Now, I can’t always figure out who’s serious and who’s just yanking my chain. Like, I’m still not sure if that guy with the cavapoo actually had a problem.
But I gave him the benefit of the doubt. And I’ll extend the same goodwill to everybody.
There are limits, though. Here’s one that fell on the wrong side of the line, from A Woman My Age:
“Given that I’m 53, should I invest in a pair of Thinx? Like, how much longer is this going to go on?”
When I first read this question, I was pretty excited. Not just as an advice columnist, but a consumer.
See, judging by the name, I figured Thinx were like Spanx, but for memory loss. Specifically, the kind of age-related cognitive decline that leads me to stride purposefully into my kitchen, then stand motionless for several seconds while trying to remember why the hell I was so determined to go to the kitchen.
This happens to me a lot. So when I heard about Thinx, I thought, “Thank God! A product that’s tailor-made for me and my problem!”

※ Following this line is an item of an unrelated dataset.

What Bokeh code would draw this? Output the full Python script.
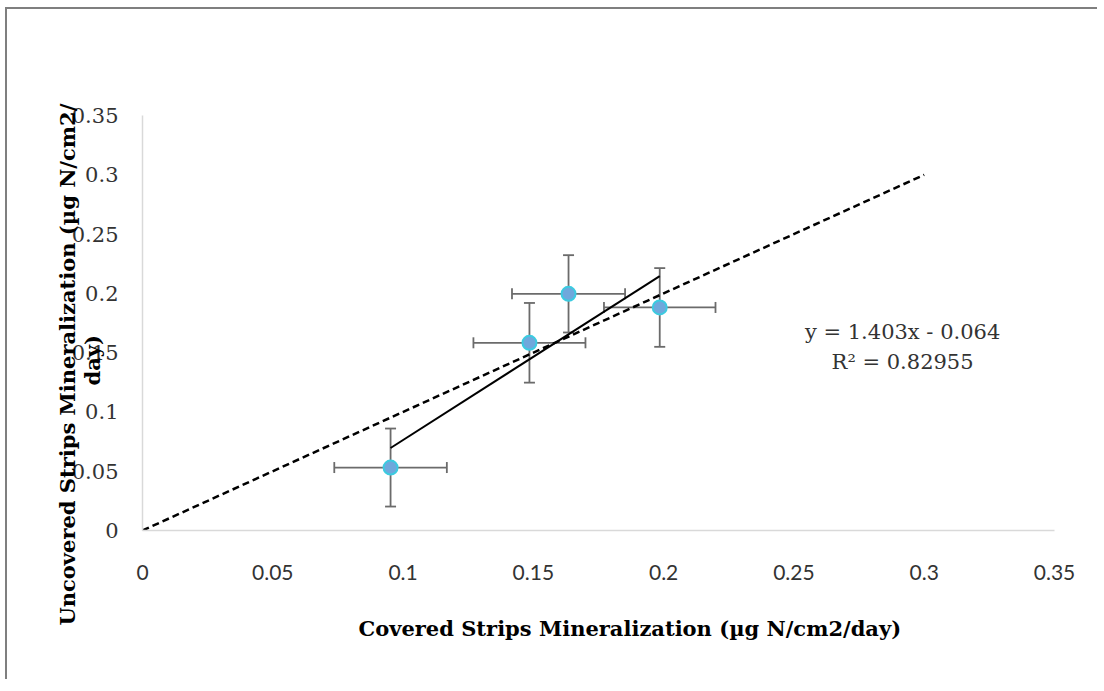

I also found the second part of A.W.’s question—“how much longer is this going to go on?”—almost unbearably poignant.
Because given what I thought I knew about Thinx, I was pretty sure that when she wrote “this,” she was referring to “life.”
Which launched her question into a whole other realm of significance. Suddenly, it wasn’t just about middle-aged forgetfulness, but mortality itself—arguably the most profound, universally resonant topic in world literature. And also advice columns.
So I rolled up my sleeves and composed a real banger of an essay about the inevitability of death. I quoted Shakespeare, the Bible, and some guy named Rilke, because even though I’d barely heard of him and didn’t really understand what he was getting at, quoting him made me sound smart.
I was very pleased with my answer. Not to blow my own horn, but it was some A-plus work.
Then, as part of the rigorous fact-checking process to which I submit every Bad Advice column before publication, I googled “Thinx.”
That’s when the whole thing went south.
Because it turns out I was wrong about this product. And by a pretty wide margin.
Thinx are not for me at all, either as a consumer or an advice columnist.
Could I answer A.W.’s question anyway? Sure, I guess. Put me down as a qualified “yes.” Although I probably wouldn’t recommend more than a three-pack.
But really: this is not my rodeo.
And while I don’t want to point fingers, it’s hard to avoid the conclusion that A.W. was trolling me.
So as much as I want to tell everybody not to self-edit, and that there are no bad questions, only bad answers…when push comes to shove, there actually are bad questions.
Please don’t ask those. Because a lot of people who read this column desperately need advice, and I am doing my best to be as unhelpful to them as possible. Let’s not ruin it for everybody else.
Thanks for reading! And please share my bad advice with others! (Maybe not this one, though. It’s kind of embarrassing.)
Hilarious. I actually know what Thinx are and STILL immediately thought of Spanx. I then found myself wondering if this were the first time in recorded history that the shapewear featured in an existential crisis. I suppose it's an equally interesting question when thinking in terms of period panties, so I commend your still fecund friend and would be curious to hear your bad advice on the subject.
Well, being the curious sort, I too had to look up "Thinx". I believe you made a Good decision on Bad Advice.